The appeal from the order of the Superior Court that Teradyne proceed to arbitration under its third-party claims against Engineers (and staying further court proceedings on those claims) is dismissed. The order of the Superior Court refusing to direct Construction to arbitrate its claims against Teradyne is affirmed.

So ordered.

NOTES

[1] Sidney J. Greenleaf.

[2] The trial judge recorded in his memorandum and order on the two motions now before us that Teradyne's counsel at the oral argument before him conceded that Teradyne was assisted by counsel in the preparation of the settlement agreement.

[3] Compare the results in Interocean Shipping Co. v. National Shipping & Trading Corp., 523 F.2d 527, 538 (2d Cir.1975), cert. denied, 423 U.S. 1054 (1976).

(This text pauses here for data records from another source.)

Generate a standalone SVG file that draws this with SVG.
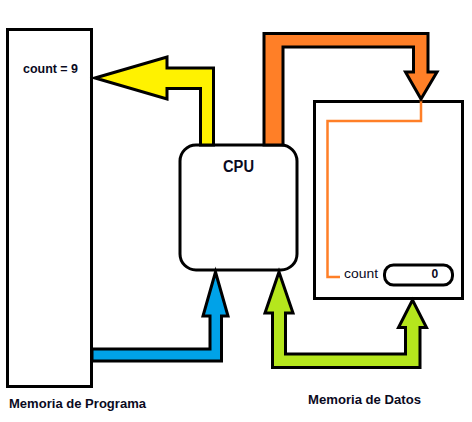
<svg xmlns="http://www.w3.org/2000/svg" width="472" height="422" viewBox="0 0 472 422">
<style>
.box{fill:#fff;stroke:#000;stroke-width:3}
.arrow{stroke:#000;stroke-width:3;stroke-linejoin:miter}
.t{font-family:"Liberation Sans","Open Sans",Arial,sans-serif;fill:#0a0a1e}
.b{font-weight:bold}
</style>
<rect width="472" height="422" fill="#fff"/>
<g id="memoria-programa">
<rect class="box" x="7.5" y="29.5" width="84" height="357"/>
<text class="t b" x="23" y="73" font-size="12" textLength="55" lengthAdjust="spacingAndGlyphs">count = 9</text>
<text class="t b" x="9" y="408" font-size="13" textLength="137" lengthAdjust="spacingAndGlyphs">Memoria de Programa</text>
</g>
<g id="cpu">
<rect class="box" x="180" y="145" width="117" height="125" rx="16"/>
<text class="t b" x="223" y="172" font-size="16" textLength="31" lengthAdjust="spacingAndGlyphs">CPU</text>
</g>
<g id="memoria-datos">
<rect class="box" x="314.5" y="101.5" width="148" height="197"/>
<polyline points="421,99 421,121 327.5,121 327.5,277 340,277" fill="none" stroke="#ff7f27" stroke-width="2.5"/>
<text class="t" x="344" y="278" font-size="12" textLength="34" lengthAdjust="spacingAndGlyphs">count</text>
<rect class="box" x="384.5" y="265" width="68" height="20" rx="9"/>
<text class="t b" x="431.5" y="278" font-size="12">0</text>
<text class="t b" x="308" y="404" font-size="13" textLength="113" lengthAdjust="spacingAndGlyphs">Memoria de Datos</text>
</g>
<g id="connectors">
<polygon class="arrow" fill="#fff200" points="95,78 167,57 167,68 213.5,68 213.5,145 200.5,145 200.5,88.5 167,88.5 167,99"/>
<polygon class="arrow" fill="#ff7f27" points="264,145 264,33.5 428,33.5 428,72 437,72 421,99 405.5,72 413.5,72 413.5,47 283,47 283,145"/>
<polygon class="arrow" fill="#00a2e8" points="92,349 210,349 210,316 203,316 215.5,272 228,316 221.5,316 221.5,361 92,361"/>
<polygon class="arrow" fill="#b5e61d" points="279,272 293,313 285.5,313 285.5,354 405.5,354 405.5,327.5 398.5,327.5 412.5,300 426.5,327.5 420,327.5 420,367.5 272.5,367.5 272.5,313 265,313"/>
</g>
</svg>
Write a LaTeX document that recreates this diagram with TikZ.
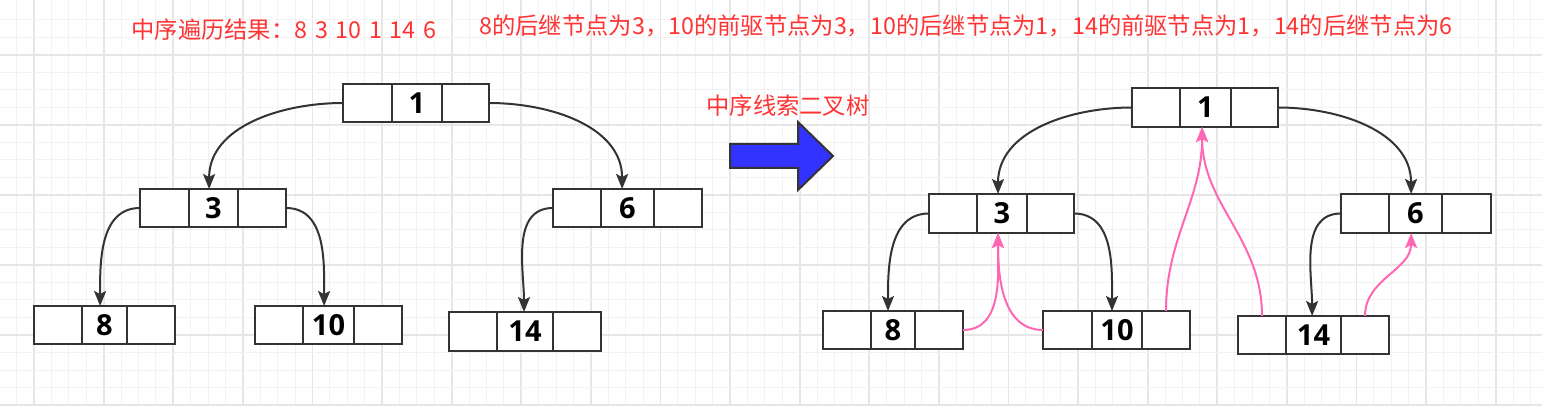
\documentclass[tikz,border=0pt]{standalone}
\usepackage{fontspec}
\newfontfamily\cjk{Noto Sans CJK SC}
\newfontfamily\numf{Open Sans}
\usetikzlibrary{arrows.meta}
\definecolor{lc}{HTML}{333333}
\definecolor{rd}{HTML}{FF3333}
\definecolor{pk}{HTML}{FF66B3}
\definecolor{bl}{HTML}{3333FF}
\definecolor{gthin}{HTML}{F2F2F2}
\definecolor{gthick}{HTML}{E6E6E6}
\newcommand\lblfont{\numf\bfseries\fontsize{14.5}{14.5}\selectfont}
\newcommand\gapsp{\hspace{0.33em}}
\newcommand\tn[8]{%
\node[cell, minimum width={(#3-#2)*0.5pt}, minimum height={(#7-#6)*0.5pt}] (#1l) at ({(#2+#3)/2},{(#6+#7)/2}) {};
\node[cell, minimum width={(#4-#3)*0.5pt}, minimum height={(#7-#6)*0.5pt}, font=\lblfont] (#1m) at ({(#3+#4)/2},{(#6+#7)/2}) {#8};
\node[cell, minimum width={(#5-#4)*0.5pt}, minimum height={(#7-#6)*0.5pt}] (#1r) at ({(#4+#5)/2},{(#6+#7)/2}) {};}
\tikzset{
  cell/.style={draw=lc, line width=1pt, inner sep=0pt, outer sep=0pt, fill=white},
  link/.style={draw=lc, line width=1pt, -{Stealth[length=7.5pt,width=6pt,inset=1.5pt]}},
  thread/.style={draw=pk, line width=1pt, -{Stealth[length=7.5pt,width=6pt,inset=1.5pt]}},
  redtxt/.style={text=rd, font=\cjk\fontsize{11.65}{13}\selectfont, inner sep=0pt, anchor=west}
}
\begin{document}
\begin{tikzpicture}[x=0.5pt,y=-0.5pt]
\useasboundingbox (0,0) rectangle (1542,406);
\fill[white] (0,0) rectangle (1542,406);
\foreach \i in {0,...,87}{
  \pgfmathtruncatemacro\m{mod(\i,4)}
  \ifnum\m=1
    \draw[gthick,line width=0.9pt] ({16.7+17.4*\i},0) -- ++(0,406);
  \else
    \draw[gthin,line width=0.5pt] ({16.7+17.4*\i},0) -- ++(0,406);
  \fi}
\foreach \i in {0,...,22}{
  \pgfmathtruncatemacro\m{mod(\i,4)}
  \ifnum\m=2
    \draw[gthick,line width=0.9pt] (0,{20+17.5*\i}) -- ++(1542,0);
  \else
    \draw[gthin,line width=0.5pt] (0,{20+17.5*\i}) -- ++(1542,0);
  \fi}

% texts
\node[redtxt] (t1) at (131,30) {中序遍历结果：8\gapsp3\gapsp10\gapsp1\gapsp14\gapsp6};
\node[redtxt] (t2) at (479,26) {8的后继节点为3，10的前驱节点为3，10的后继节点为1，14的前驱节点为1，14的后继节点为6};
\node[redtxt] (t3) at (706,106) {中序线索二叉树};

% big arrow
\draw[draw=lc, fill=bl, line width=1pt, line join=miter] (730,144) -- (798,144) -- (798,122) -- (833,156) -- (798,190) -- (798,168) -- (730,168) -- cycle;

% left tree
\tn{La}{343}{392}{442}{489}{84}{122}{1}
\tn{Lb}{140}{189}{238}{286}{189}{227}{3}
\tn{Lc}{34}{82}{127}{175}{306}{344}{8}
\tn{Ld}{255}{303}{354}{402}{306}{344}{10}
\tn{Le}{553}{601}{654}{702}{189}{227}{6}
\tn{Lf}{449}{497}{553}{601}{312}{351}{14}

\draw[link] (Lal.west) to[out=180,in=90] ([xshift=-2.2pt]Lbm.north);
\draw[link] (Lar.east) to[out=0,in=90] ([xshift=-2.7pt]Lem.north);
\draw[link] (Lbl.west) to[out=180,in=90] ([xshift=-2.2pt]Lcm.north);
\draw[link] (Lbr.east) to[out=0,in=90] ([xshift=-2.2pt]Ldm.north);
\draw[link] (Lel.west) to[out=180,in=90] ([xshift=-0.5pt]Lfm.north);

% right tree
\tn{Ra}{1132}{1180}{1231}{1278}{88}{127}{1}
\tn{Rb}{929}{977}{1027}{1074}{194}{233}{3}
\tn{Rc}{823}{871}{915}{963}{311}{349}{8}
\tn{Rd}{1043}{1092}{1142}{1190}{311}{349}{10}
\tn{Re}{1341}{1389}{1442}{1491}{194}{233}{6}
\tn{Rf}{1238}{1286}{1341}{1389}{316}{354}{14}

\draw[link] (Ral.west) to[out=180,in=90] ([xshift=-2pt]Rbm.north);
\draw[link] (Rar.east) to[out=0,in=90] ([xshift=-2.2pt]Rem.north);
\draw[link] (Rbl.west) to[out=180,in=90] ([xshift=-2.5pt]Rcm.north);
\draw[link] (Rbr.east) to[out=0,in=90] ([xshift=-2.5pt]Rdm.north);
\draw[link] (Rel.west) to[out=180,in=90] ([xshift=-0.7pt]Rfm.north);

% threads
\draw[thread] (Rcr.east) to[out=0,in=-90] ([xshift=-2pt]Rbm.south);
\draw[thread] (Rdl.west) to[out=180,in=-90] ([xshift=-2pt]Rbm.south);
\draw[thread] (Rdr.north) to[out=90,in=-90] ([xshift=-1.7pt]Ram.south);
\draw[thread] (Rfl.north) to[out=90,in=-90] ([xshift=-1.7pt]Ram.south);
\draw[thread] (Rfr.north) to[out=90,in=-90] ([xshift=-2.2pt]Rem.south);
\end{tikzpicture}
\end{document}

[4] There it was stated (at 541) that c. 93A, § 9(6)-(8), "though not applicable to an action under § 11," may "provide a useful analogy" (at least insofar as § 9 provides for a stay rather than dismissal) when for some reason exhaustion of administrative remedies may be desirable in an action under § 11. Nelson v. Blue Shield of Mass., Inc., 377 Mass. 746, 754-755 (1979). Frank J. Linhares Co. v. Reliance Ins. Co., 4 Mass. App. Ct. 617, 621-622 (1976). In each of the cases just cited, it was assumed that an action under c. 93A, § 11, might be stayed or dismissed pending the exhaustion of other remedies, using language broad enough to include arbitration. See the Hannon case, 385 Mass. at 826.

[5] Now a Circuit Judge, U.S. Court of Appeals, 9th Circuit.